→ **DATA PROVIDED**:
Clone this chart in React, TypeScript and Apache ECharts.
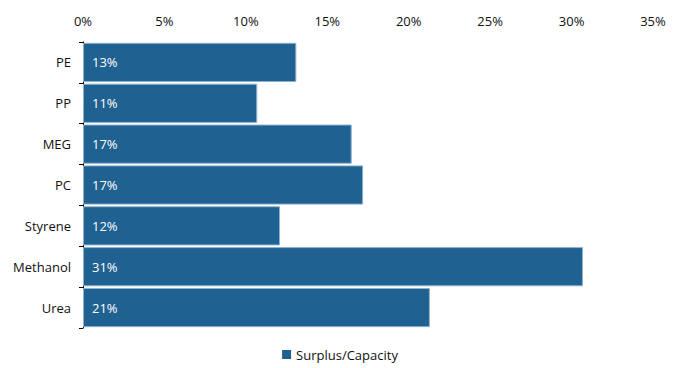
import React, { useEffect, useRef } from "react";
import * as echarts from "echarts";

const categories = ["PE", "PP", "MEG", "PC", "Styrene", "Methanol", "Urea"];
const surplusCapacity = [13.1, 10.7, 16.5, 17.2, 12.1, 30.7, 21.3];
const seriesName = "Surplus/Capacity";

export default function App() {
  const ref = useRef<HTMLDivElement>(null);
  useEffect(() => {
    if (!ref.current) return;
    const chart = echarts.init(ref.current, undefined, { renderer: "svg" });
    const font = "'Open Sans', 'Noto Sans', sans-serif";
    chart.setOption({
      animation: false,
      textStyle: { fontFamily: font },
      grid: { left: 83, right: 27, top: 42, bottom: 40, containLabel: false },
      legend: {
        bottom: 2,
        left: "center",
        itemWidth: 9,
        itemHeight: 9,
        itemGap: 6,
        icon: "rect",
        itemStyle: { borderWidth: 0 },
        textStyle: { fontSize: 13, color: "#111", fontFamily: font },
        data: [seriesName],
      },
      xAxis: {
        type: "value",
        position: "top",
        min: 0,
        max: 35,
        interval: 5,
        axisLine: { show: false },
        axisTick: { show: false },
        splitLine: { show: false },
        axisLabel: {
          formatter: (v: number) => `${v}%`,
          fontSize: 13,
          color: "#111",
          margin: 15,
          fontFamily: font,
        },
      },
      yAxis: {
        type: "category",
        data: categories,
        inverse: true,
        axisLine: { show: true, lineStyle: { color: "#000", width: 1 } },
        axisTick: { show: true, length: 4, lineStyle: { color: "#000" } },
        axisLabel: { fontSize: 13, color: "#111", margin: 12, fontFamily: font },
      },
      series: [
        {
          name: seriesName,
          type: "bar",
          data: surplusCapacity,
          barCategoryGap: "4%",
          itemStyle: { color: "#1f6191", borderColor: "#8fb2cf", borderWidth: 1 },
          label: {
            show: true,
            position: "insideLeft",
            distance: 9,
            color: "#fff",
            fontSize: 13,
            fontFamily: font,
            formatter: (p: any) => `${Math.round(p.value)}%`,
          },
        },
      ],
    });
    return () => chart.dispose();
  }, []);
  return <div ref={ref} style={{ width: 680, height: 368, position: "absolute", left: 0, top: 0 }} />;
}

→ **GIVEN INSTRUCTION**: Repeat the listing above from its first line through the line that contains "import * as", both included, and nothing more. Drop the pictures.

→ **ANSWER BELOW**:
Clone this chart in React, TypeScript and Apache ECharts.
import React, { useEffect, useRef } from "react";
import * as echarts from "echarts";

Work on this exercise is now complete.